Write out the material exactly, with the pictures left out.

* begin Given information *

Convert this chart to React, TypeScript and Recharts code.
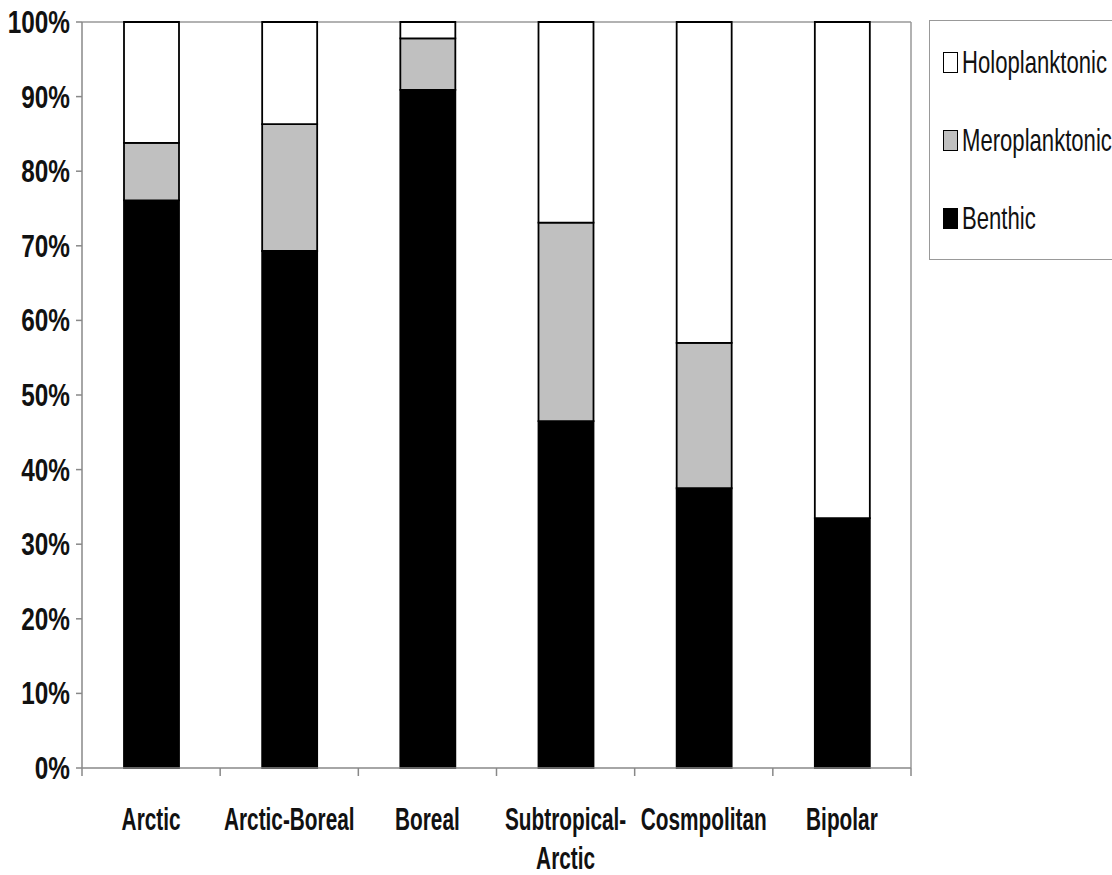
import React from 'react';
import { BarChart, Bar, XAxis, YAxis, CartesianGrid } from 'recharts';

const categories = ['Arctic', 'Arctic-Boreal', 'Boreal', 'Subtropical-Arctic', 'Cosmpolitan', 'Bipolar'];
const tickLines = [['Arctic'], ['Arctic-Boreal'], ['Boreal'], ['Subtropical-', 'Arctic'], ['Cosmpolitan'], ['Bipolar']];
const benthic = [76.1, 69.3, 90.9, 46.5, 37.5, 33.5];
const meroplanktonic = [7.7, 17.0, 6.9, 26.6, 19.5, 0];
const holoplanktonic = [16.2, 13.7, 2.2, 26.9, 43.0, 66.5];
const yTicks = [0, 10, 20, 30, 40, 50, 60, 70, 80, 90, 100];

const series = [
  { key: 'benthic', name: 'Benthic', color: '#000000' },
  { key: 'mero', name: 'Meroplanktonic', color: '#c0c0c0' },
  { key: 'holo', name: 'Holoplanktonic', color: '#ffffff' },
];

const data = categories.map((c, i) => ({
  name: c,
  benthic: benthic[i],
  mero: meroplanktonic[i],
  holo: holoplanktonic[i],
}));

const W = 1112;
const H = 875;
const xAxisHeight = 107;
const margin = { top: 22, right: 201, bottom: 0, left: 0 };
const yAxisWidth = 82;
const plotW = W - margin.left - margin.right - yAxisWidth;
const axisY = H - margin.bottom - xAxisHeight;
const halfBand = plotW / categories.length / 2;
const FONT = '"Liberation Sans Narrow", "Arial Narrow", "Liberation Sans", Arial, sans-serif';

const XTick = (props: any) => {
  const { x, payload, index } = props;
  const lines = tickLines[index] || [payload.value];
  return (
    <g>
      <line x1={x - halfBand} y1={axisY} x2={x - halfBand} y2={axisY + 8} stroke="#888" strokeWidth={1.5} />
      {index === categories.length - 1 && (
        <line x1={x + halfBand} y1={axisY} x2={x + halfBand} y2={axisY + 8} stroke="#888" strokeWidth={1.5} />
      )}
      <g transform={`translate(${x},${axisY}) scale(0.8,1.22)`}>
        {lines.map((l: string, i: number) => (
          <text key={i} x={0} y={50.8 + i * 32} textAnchor="middle" fontFamily={FONT} fontWeight="bold" fontSize={26} fill="#111">
            {l}
          </text>
        ))}
      </g>
    </g>
  );
};

const YTick = (props: any) => {
  const { x, y, payload } = props;
  return (
    <g transform={`translate(${x - 4},${y}) scale(0.84,1.06)`}>
      <text x={0} y={0} dy="0.36em" textAnchor="end" fontFamily={FONT} fontWeight="bold" fontSize={29} fill="#111">
        {`${payload.value}%`}
      </text>
    </g>
  );
};

export default function App() {
  return (
    <div style={{ position: 'absolute', left: 0, top: 0, width: W, height: H, overflow: 'hidden', background: '#fff' }}>
      <BarChart width={W} height={H} data={data} margin={margin} barCategoryGap={0}>
        <CartesianGrid
          stroke="#999"
          strokeWidth={1.5}
          horizontalCoordinatesGenerator={({ offset }: any) => [offset.top]}
          verticalCoordinatesGenerator={({ offset }: any) => [offset.left + offset.width]}
        />
        <XAxis dataKey="name" axisLine={{ stroke: '#888', strokeWidth: 1.5 }} tickLine={false} tick={<XTick />} interval={0} height={xAxisHeight} />
        <YAxis
          domain={[0, 100]}
          ticks={yTicks}
          width={yAxisWidth}
          axisLine={{ stroke: '#888', strokeWidth: 1.5 }}
          tickLine={{ stroke: '#888', strokeWidth: 1.5 }}
          tickSize={6}
          tick={<YTick />}
        />
        {series.map((s) => (
          <Bar
            key={s.key}
            dataKey={s.key}
            name={s.name}
            stackId="a"
            fill={s.color}
            stroke="#000"
            strokeWidth={1.8}
            barSize={55}
            isAnimationActive={false}
          />
        ))}
      </BarChart>
      <div
        style={{
          position: 'absolute',
          left: 929,
          top: 20,
          width: 240,
          height: 240,
          border: '1.5px solid #999',
          boxSizing: 'border-box',
          fontFamily: FONT,
        }}
      >
        {[...series].reverse().map((s, i) => (
          <div key={s.key} style={{ position: 'absolute', left: 13, top: 29 + i * 78, height: 24, display: 'flex', alignItems: 'center' }}>
            <div style={{ width: 15, height: 21, background: s.color, border: '1.5px solid #000', boxSizing: 'border-box' }} />
            <span
              style={{
                marginLeft: 4,
                fontSize: 26,
                color: '#111',
                display: 'inline-block',
                transform: 'scale(0.85,1.22)',
                transformOrigin: 'left center',
                lineHeight: '24px',
                whiteSpace: 'nowrap',
              }}
            >
              {s.name}
            </span>
          </div>
        ))}
      </div>
    </div>
  );
}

* end Given information *

== Correct answer ==
Convert this chart to React, TypeScript and Recharts code.
import React from 'react';
import { BarChart, Bar, XAxis, YAxis, CartesianGrid } from 'recharts';

const categories = ['Arctic', 'Arctic-Boreal', 'Boreal', 'Subtropical-Arctic', 'Cosmpolitan', 'Bipolar'];
const tickLines = [['Arctic'], ['Arctic-Boreal'], ['Boreal'], ['Subtropical-', 'Arctic'], ['Cosmpolitan'], ['Bipolar']];
const benthic = [76.1, 69.3, 90.9, 46.5, 37.5, 33.5];
const meroplanktonic = [7.7, 17.0, 6.9, 26.6, 19.5, 0];
const holoplanktonic = [16.2, 13.7, 2.2, 26.9, 43.0, 66.5];
const yTicks = [0, 10, 20, 30, 40, 50, 60, 70, 80, 90, 100];

const series = [
  { key: 'benthic', name: 'Benthic', color: '#000000' },
  { key: 'mero', name: 'Meroplanktonic', color: '#c0c0c0' },
  { key: 'holo', name: 'Holoplanktonic', color: '#ffffff' },
];

const data = categories.map((c, i) => ({
  name: c,
  benthic: benthic[i],
  mero: meroplanktonic[i],
  holo: holoplanktonic[i],
}));

const W = 1112;
const H = 875;
const xAxisHeight = 107;
const margin = { top: 22, right: 201, bottom: 0, left: 0 };
const yAxisWidth = 82;
const plotW = W - margin.left - margin.right - yAxisWidth;
const axisY = H - margin.bottom - xAxisHeight;
const halfBand = plotW / categories.length / 2;
const FONT = '"Liberation Sans Narrow", "Arial Narrow", "Liberation Sans", Arial, sans-serif';

const XTick = (props: any) => {
  const { x, payload, index } = props;
  const lines = tickLines[index] || [payload.value];
  return (
    <g>
      <line x1={x - halfBand} y1={axisY} x2={x - halfBand} y2={axisY + 8} stroke="#888" strokeWidth={1.5} />
      {index === categories.length - 1 && (
        <line x1={x + halfBand} y1={axisY} x2={x + halfBand} y2={axisY + 8} stroke="#888" strokeWidth={1.5} />
      )}
      <g transform={`translate(${x},${axisY}) scale(0.8,1.22)`}>
        {lines.map((l: string, i: number) => (
          <text key={i} x={0} y={50.8 + i * 32} textAnchor="middle" fontFamily={FONT} fontWeight="bold" fontSize={26} fill="#111">
            {l}
          </text>
        ))}
      </g>
    </g>
  );
};

const YTick = (props: any) => {
  const { x, y, payload } = props;
  return (
    <g transform={`translate(${x - 4},${y}) scale(0.84,1.06)`}>
      <text x={0} y={0} dy="0.36em" textAnchor="end" fontFamily={FONT} fontWeight="bold" fontSize={29} fill="#111">
        {`${payload.value}%`}
      </text>
    </g>
  );
};

export default function App() {
  return (
    <div style={{ position: 'absolute', left: 0, top: 0, width: W, height: H, overflow: 'hidden', background: '#fff' }}>
      <BarChart width={W} height={H} data={data} margin={margin} barCategoryGap={0}>
        <CartesianGrid
          stroke="#999"
          strokeWidth={1.5}
          horizontalCoordinatesGenerator={({ offset }: any) => [offset.top]}
          verticalCoordinatesGenerator={({ offset }: any) => [offset.left + offset.width]}
        />
        <XAxis dataKey="name" axisLine={{ stroke: '#888', strokeWidth: 1.5 }} tickLine={false} tick={<XTick />} interval={0} height={xAxisHeight} />
        <YAxis
          domain={[0, 100]}
          ticks={yTicks}
          width={yAxisWidth}
          axisLine={{ stroke: '#888', strokeWidth: 1.5 }}
          tickLine={{ stroke: '#888', strokeWidth: 1.5 }}
          tickSize={6}
          tick={<YTick />}
        />
        {series.map((s) => (
          <Bar
            key={s.key}
            dataKey={s.key}
            name={s.name}
            stackId="a"
            fill={s.color}
            stroke="#000"
            strokeWidth={1.8}
            barSize={55}
            isAnimationActive={false}
          />
        ))}
      </BarChart>
      <div
        style={{
          position: 'absolute',
          left: 929,
          top: 20,
          width: 240,
          height: 240,
          border: '1.5px solid #999',
          boxSizing: 'border-box',
          fontFamily: FONT,
        }}
      >
        {[...series].reverse().map((s, i) => (
          <div key={s.key} style={{ position: 'absolute', left: 13, top: 29 + i * 78, height: 24, display: 'flex', alignItems: 'center' }}>
            <div style={{ width: 15, height: 21, background: s.color, border: '1.5px solid #000', boxSizing: 'border-box' }} />
            <span
              style={{
                marginLeft: 4,
                fontSize: 26,
                color: '#111',
                display: 'inline-block',
                transform: 'scale(0.85,1.22)',
                transformOrigin: 'left center',
                lineHeight: '24px',
                whiteSpace: 'nowrap',
              }}
            >
              {s.name}
            </span>
          </div>
        ))}
      </div>
    </div>
  );
}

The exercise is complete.